Anytime I see a police car blocking an entrance to our Coronado Bridge, my heart sinks because I realize I’m in for another 20/20 go-round through Imperial Beach – 20 more miles with 20 signal (red) lights, before my faithful steed, Toyota, comes to rest in his barn.
The closing of the San Diego-Coronado Bridge is always a painful disruption of the status quo. It alters the schedules of thousands of residents and Navy personnel. In effect, it forces one to tour Imperial Beach in order to get to where you want to go. It was my misfortune to take the tour two days in a row.
It is understandable to close the bridge when there is an auto accident or an effort to deter a ‘jumper.’ Here we are talking about saving lives which should be everyone’s priority.
Not so clear is when the bridge is closed because of a ‘credible threat’ as happened on May 31 and June 1 due to demonstrators. The ultimate authority to close the bridge rests with the California Department of Transportation (Caltrans) and the California Highway Police (CHP). My quarrel with Caltrans and the CHP is that they close the bridge precipitously when a threat appears, with little regard to the critical lifeline the bridge poses for San Diego and Coronado residents.
The keeping of bridges open was impressed on me in Vietnam when Marines were tasked to keep Highway One open for the swift passage of men and material to “hot spots” in the area. The Marines took their mission so seriously, some even lived on top of their bridge, despite frogmen doing their best to blow them up. I mention this not as a solution to our situation but as an inspiration for greater effort to keep our Coronado bridge open.
There are several assets available to Cal Trans and the CHP when they feel overwhelmed. The two military bases in Coronado boast fine police and fire departments as do our local police and fire. According to Coronado Police Chief Kaye, the Border Patrol could also be available in an emergency to help keep the San Diego-Coronado Bridge open. But the State seems to lack the will to develop and coordinate credible assets when credible threats appears.

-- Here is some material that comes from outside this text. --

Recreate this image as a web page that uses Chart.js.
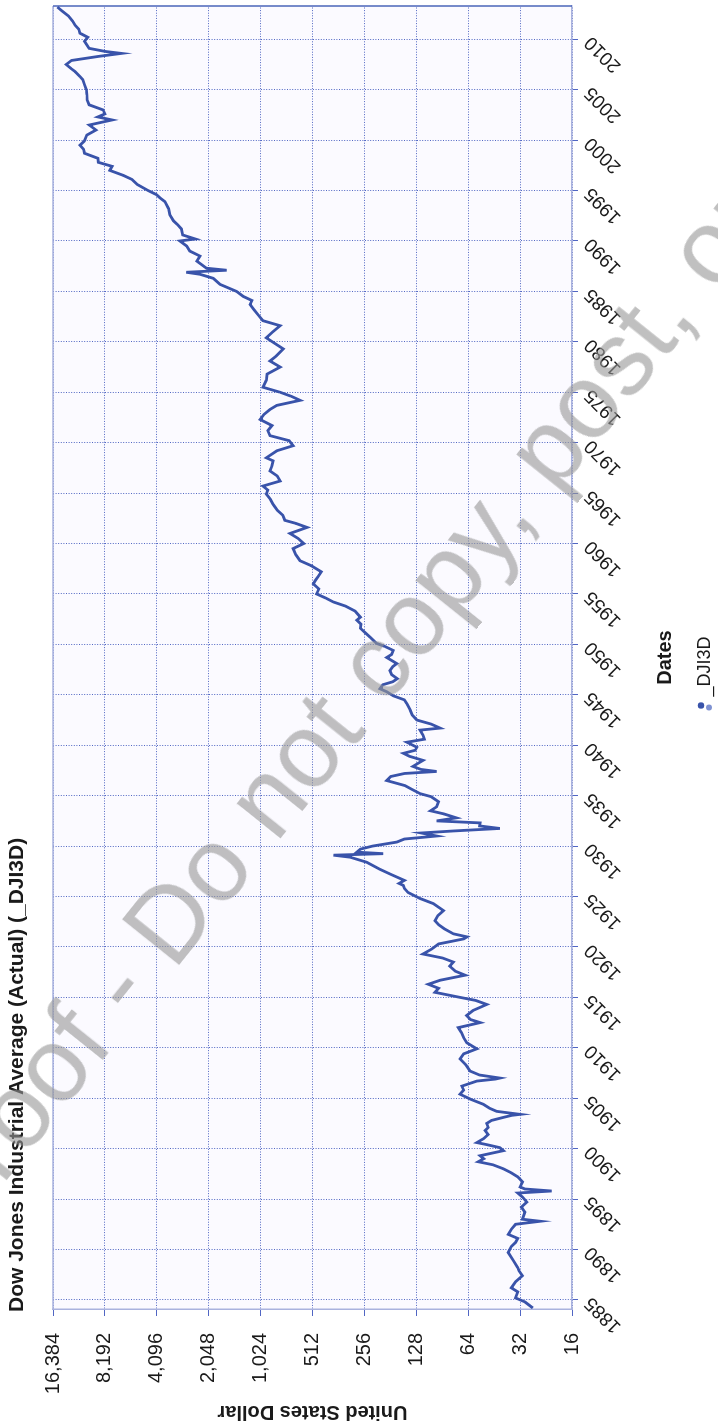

Macaulay’s Horatio (“Horatio at the Bridge”) must be the patron saint of Caltrans and CHP. Brave Horatio volunteered to stop an enemy horde intent on sacking Rome, from crossing a narrow bridge. As he took his position at the entrance of the bridge, Horatio famously remarked, “We all die, some soon, some late.” Horatio fought so long and heroically, he gave his fellow Romans time to destroy the bridge behind him.
Due to the exigencies of the time, I’m sure I haven’t made my last 20/20 go- round through Imperial Beach. Nevertheless, I hope Caltrans and the CHP heed another not so famous utterance of Horatio, “Be slow to close the bridge, and quick to reopen it.”